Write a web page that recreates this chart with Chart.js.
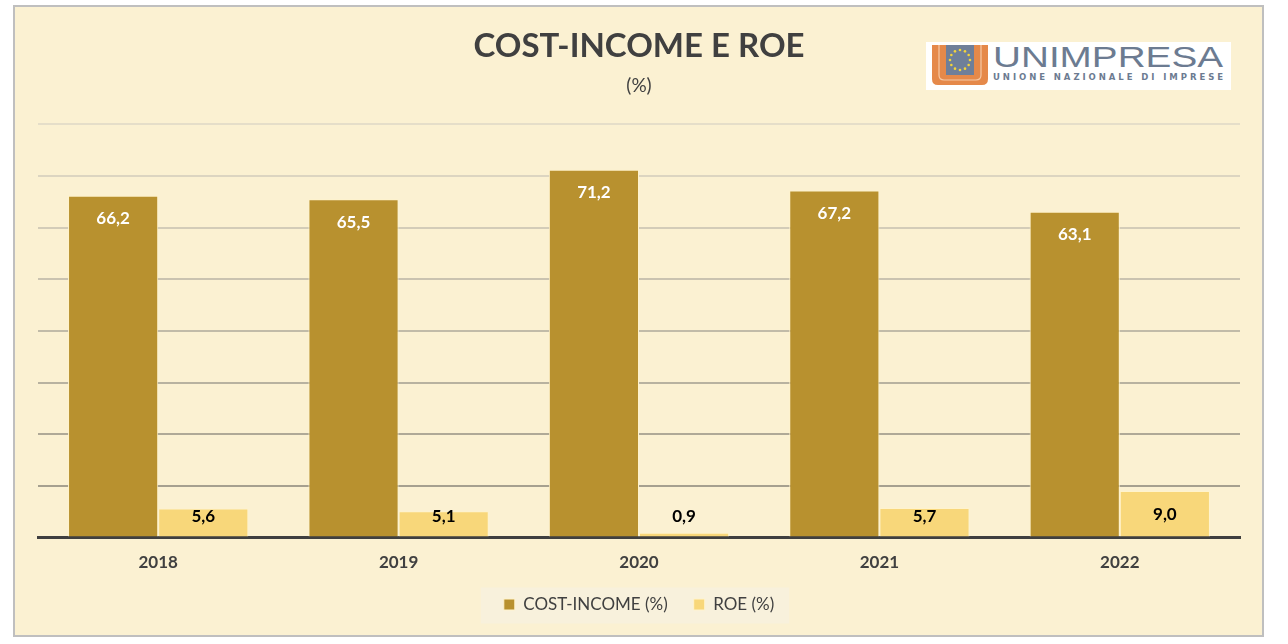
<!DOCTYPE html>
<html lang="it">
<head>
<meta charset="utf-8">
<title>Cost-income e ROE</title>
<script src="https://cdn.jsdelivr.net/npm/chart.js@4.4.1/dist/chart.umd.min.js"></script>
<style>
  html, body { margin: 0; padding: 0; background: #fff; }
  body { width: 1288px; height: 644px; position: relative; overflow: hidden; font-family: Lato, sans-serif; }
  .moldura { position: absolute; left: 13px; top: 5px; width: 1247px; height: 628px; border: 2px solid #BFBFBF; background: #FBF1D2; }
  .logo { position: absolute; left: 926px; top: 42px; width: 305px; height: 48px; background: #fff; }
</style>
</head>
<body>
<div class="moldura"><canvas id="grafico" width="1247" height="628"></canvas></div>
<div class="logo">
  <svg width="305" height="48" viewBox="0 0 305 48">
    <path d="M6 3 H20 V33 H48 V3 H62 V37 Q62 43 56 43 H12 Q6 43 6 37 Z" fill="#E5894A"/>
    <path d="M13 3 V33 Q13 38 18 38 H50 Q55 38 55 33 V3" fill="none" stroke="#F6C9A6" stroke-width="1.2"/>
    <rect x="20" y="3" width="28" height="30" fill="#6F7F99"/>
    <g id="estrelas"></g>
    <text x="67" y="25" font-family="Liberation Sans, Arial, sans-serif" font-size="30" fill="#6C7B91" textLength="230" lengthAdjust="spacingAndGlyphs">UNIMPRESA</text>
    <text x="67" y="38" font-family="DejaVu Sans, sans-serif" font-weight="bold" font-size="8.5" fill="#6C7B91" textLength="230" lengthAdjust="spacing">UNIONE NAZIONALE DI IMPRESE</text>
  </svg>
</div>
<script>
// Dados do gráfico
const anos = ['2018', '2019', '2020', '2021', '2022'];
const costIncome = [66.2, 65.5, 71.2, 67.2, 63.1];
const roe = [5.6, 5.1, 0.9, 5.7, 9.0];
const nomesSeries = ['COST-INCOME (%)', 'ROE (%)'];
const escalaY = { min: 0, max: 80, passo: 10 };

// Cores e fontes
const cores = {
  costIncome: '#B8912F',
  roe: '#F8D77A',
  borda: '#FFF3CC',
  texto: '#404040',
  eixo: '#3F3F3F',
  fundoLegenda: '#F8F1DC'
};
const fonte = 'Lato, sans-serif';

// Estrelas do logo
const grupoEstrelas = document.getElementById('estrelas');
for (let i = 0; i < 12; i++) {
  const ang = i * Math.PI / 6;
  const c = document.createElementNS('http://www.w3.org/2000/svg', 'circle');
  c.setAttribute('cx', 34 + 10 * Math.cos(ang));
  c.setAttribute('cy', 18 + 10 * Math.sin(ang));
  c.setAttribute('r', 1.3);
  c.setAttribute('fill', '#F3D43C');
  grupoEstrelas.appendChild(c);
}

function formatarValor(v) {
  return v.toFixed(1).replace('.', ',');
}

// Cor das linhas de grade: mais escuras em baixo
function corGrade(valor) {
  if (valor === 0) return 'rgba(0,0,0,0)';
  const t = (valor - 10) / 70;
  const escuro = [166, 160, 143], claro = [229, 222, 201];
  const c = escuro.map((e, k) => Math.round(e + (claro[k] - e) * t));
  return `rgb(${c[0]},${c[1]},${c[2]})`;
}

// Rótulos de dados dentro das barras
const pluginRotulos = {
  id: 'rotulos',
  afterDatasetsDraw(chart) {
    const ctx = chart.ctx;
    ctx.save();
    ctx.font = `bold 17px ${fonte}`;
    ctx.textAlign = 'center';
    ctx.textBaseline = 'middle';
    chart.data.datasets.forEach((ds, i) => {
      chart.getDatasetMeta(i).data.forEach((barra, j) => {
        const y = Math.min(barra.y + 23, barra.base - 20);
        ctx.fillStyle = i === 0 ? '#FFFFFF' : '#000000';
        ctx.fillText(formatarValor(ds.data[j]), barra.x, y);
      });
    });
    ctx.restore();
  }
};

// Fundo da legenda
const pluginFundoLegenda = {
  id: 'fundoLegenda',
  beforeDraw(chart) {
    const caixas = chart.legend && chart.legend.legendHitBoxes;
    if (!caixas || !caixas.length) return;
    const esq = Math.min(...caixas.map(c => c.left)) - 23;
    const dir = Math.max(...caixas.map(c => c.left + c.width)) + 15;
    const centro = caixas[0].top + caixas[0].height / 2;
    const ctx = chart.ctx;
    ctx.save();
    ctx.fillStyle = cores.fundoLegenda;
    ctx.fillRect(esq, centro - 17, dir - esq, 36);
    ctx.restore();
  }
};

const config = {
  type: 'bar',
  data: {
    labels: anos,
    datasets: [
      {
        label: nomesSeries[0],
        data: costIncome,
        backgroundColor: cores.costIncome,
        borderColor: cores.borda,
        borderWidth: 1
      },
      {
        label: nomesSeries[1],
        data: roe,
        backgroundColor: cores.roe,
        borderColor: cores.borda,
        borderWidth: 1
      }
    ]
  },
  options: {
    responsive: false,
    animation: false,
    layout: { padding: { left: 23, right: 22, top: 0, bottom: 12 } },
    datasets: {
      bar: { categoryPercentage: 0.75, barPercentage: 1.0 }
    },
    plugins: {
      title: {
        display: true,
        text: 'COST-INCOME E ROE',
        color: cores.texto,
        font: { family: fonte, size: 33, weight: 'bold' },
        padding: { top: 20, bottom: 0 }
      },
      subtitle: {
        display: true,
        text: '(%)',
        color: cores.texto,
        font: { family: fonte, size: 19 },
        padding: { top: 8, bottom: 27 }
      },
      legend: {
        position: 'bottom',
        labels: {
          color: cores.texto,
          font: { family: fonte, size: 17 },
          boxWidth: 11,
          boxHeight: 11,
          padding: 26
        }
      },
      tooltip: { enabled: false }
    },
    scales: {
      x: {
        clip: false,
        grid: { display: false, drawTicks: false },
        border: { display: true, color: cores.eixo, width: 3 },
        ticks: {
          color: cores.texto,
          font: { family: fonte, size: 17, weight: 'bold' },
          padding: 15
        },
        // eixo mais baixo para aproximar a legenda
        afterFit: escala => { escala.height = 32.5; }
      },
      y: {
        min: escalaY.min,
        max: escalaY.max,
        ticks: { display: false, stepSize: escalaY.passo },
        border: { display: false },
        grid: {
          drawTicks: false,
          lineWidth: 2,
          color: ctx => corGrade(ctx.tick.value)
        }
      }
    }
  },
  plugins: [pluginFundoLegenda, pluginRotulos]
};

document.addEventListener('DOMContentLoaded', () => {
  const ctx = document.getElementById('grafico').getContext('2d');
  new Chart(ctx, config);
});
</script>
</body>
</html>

* * *

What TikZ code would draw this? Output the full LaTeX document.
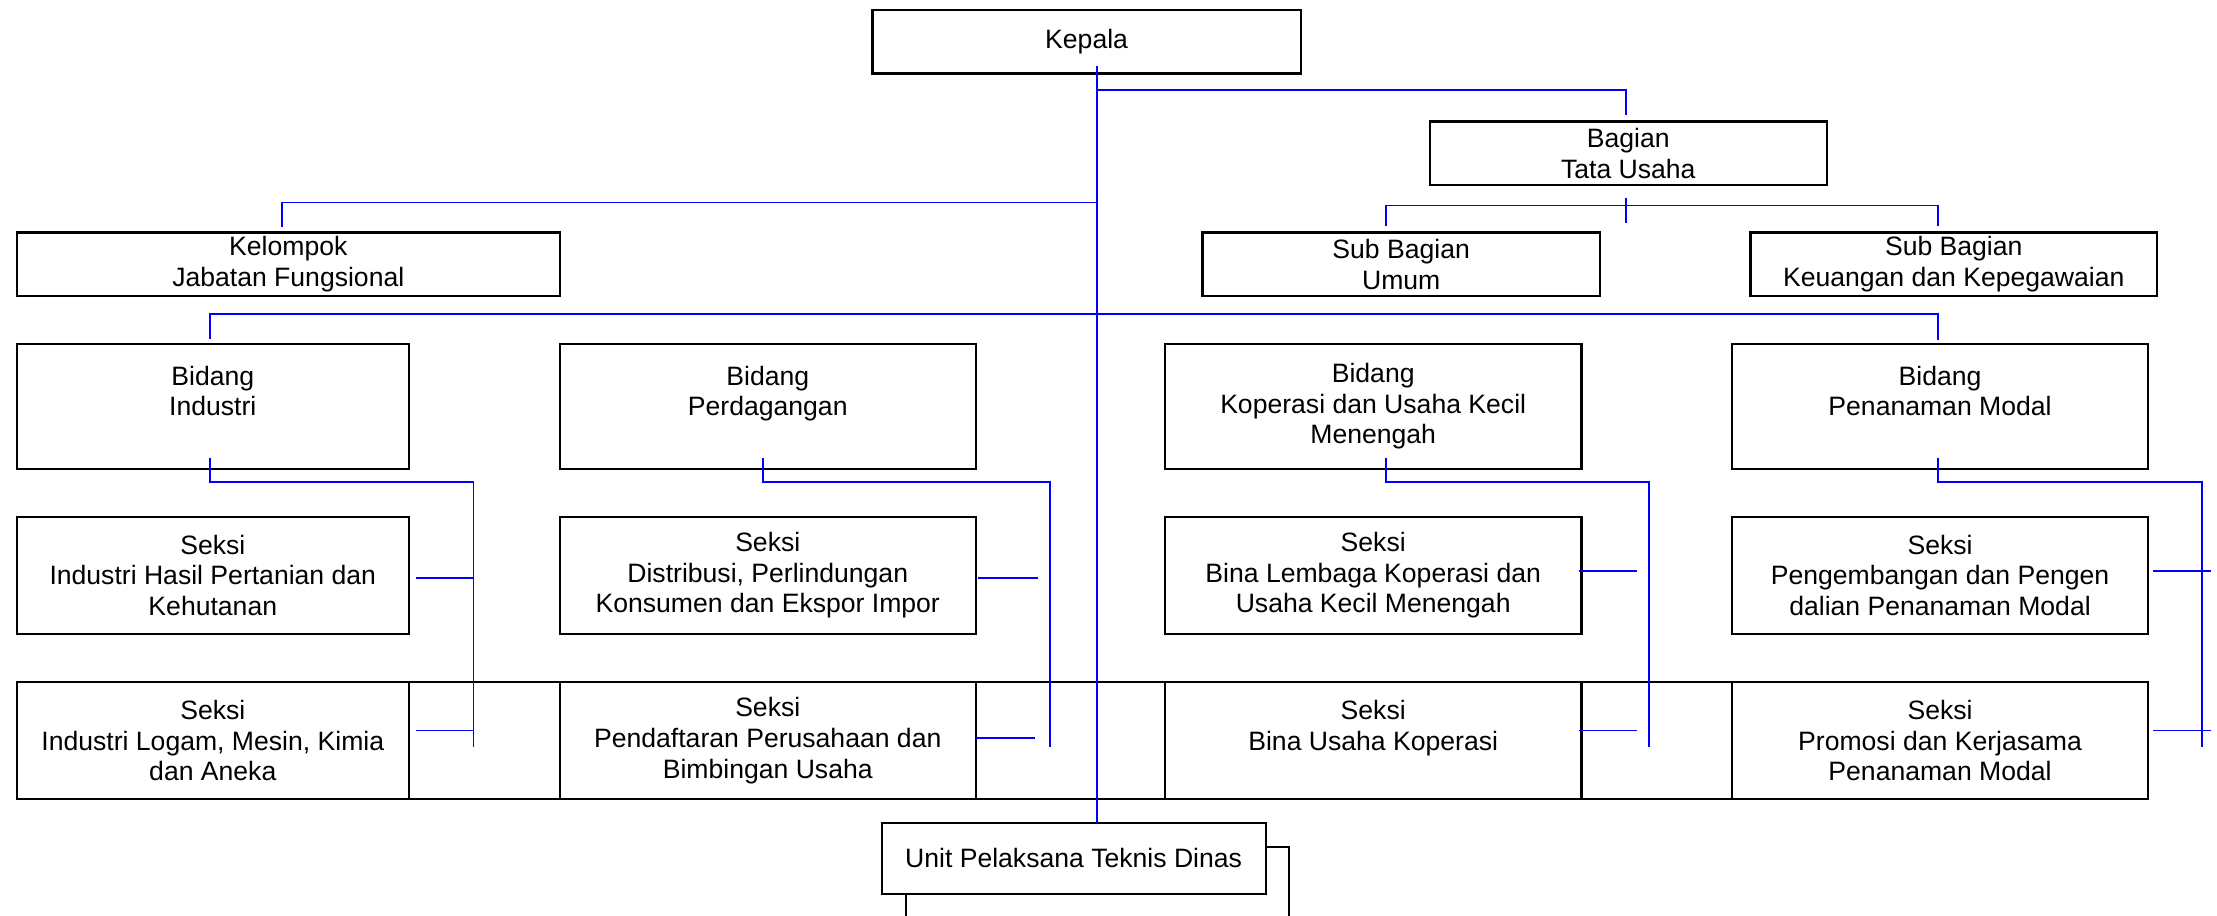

Stated problem -> Print exactly the lines from the line containing "Write a web" through the line containing "const fonte = 'Lato, sans-serif';", and omit any picture found among them.

The reply ->
Write a web page that recreates this chart with Chart.js.
<!DOCTYPE html>
<html lang="it">
<head>
<meta charset="utf-8">
<title>Cost-income e ROE</title>
<script src="https://cdn.jsdelivr.net/npm/chart.js@4.4.1/dist/chart.umd.min.js"></script>
<style>
  html, body { margin: 0; padding: 0; background: #fff; }
  body { width: 1288px; height: 644px; position: relative; overflow: hidden; font-family: Lato, sans-serif; }
  .moldura { position: absolute; left: 13px; top: 5px; width: 1247px; height: 628px; border: 2px solid #BFBFBF; background: #FBF1D2; }
  .logo { position: absolute; left: 926px; top: 42px; width: 305px; height: 48px; background: #fff; }
</style>
</head>
<body>
<div class="moldura"><canvas id="grafico" width="1247" height="628"></canvas></div>
<div class="logo">
  <svg width="305" height="48" viewBox="0 0 305 48">
    <path d="M6 3 H20 V33 H48 V3 H62 V37 Q62 43 56 43 H12 Q6 43 6 37 Z" fill="#E5894A"/>
    <path d="M13 3 V33 Q13 38 18 38 H50 Q55 38 55 33 V3" fill="none" stroke="#F6C9A6" stroke-width="1.2"/>
    <rect x="20" y="3" width="28" height="30" fill="#6F7F99"/>
    <g id="estrelas"></g>
    <text x="67" y="25" font-family="Liberation Sans, Arial, sans-serif" font-size="30" fill="#6C7B91" textLength="230" lengthAdjust="spacingAndGlyphs">UNIMPRESA</text>
    <text x="67" y="38" font-family="DejaVu Sans, sans-serif" font-weight="bold" font-size="8.5" fill="#6C7B91" textLength="230" lengthAdjust="spacing">UNIONE NAZIONALE DI IMPRESE</text>
  </svg>
</div>
<script>
// Dados do gráfico
const anos = ['2018', '2019', '2020', '2021', '2022'];
const costIncome = [66.2, 65.5, 71.2, 67.2, 63.1];
const roe = [5.6, 5.1, 0.9, 5.7, 9.0];
const nomesSeries = ['COST-INCOME (%)', 'ROE (%)'];
const escalaY = { min: 0, max: 80, passo: 10 };

// Cores e fontes
const cores = {
  costIncome: '#B8912F',
  roe: '#F8D77A',
  borda: '#FFF3CC',
  texto: '#404040',
  eixo: '#3F3F3F',
  fundoLegenda: '#F8F1DC'
};
const fonte = 'Lato, sans-serif';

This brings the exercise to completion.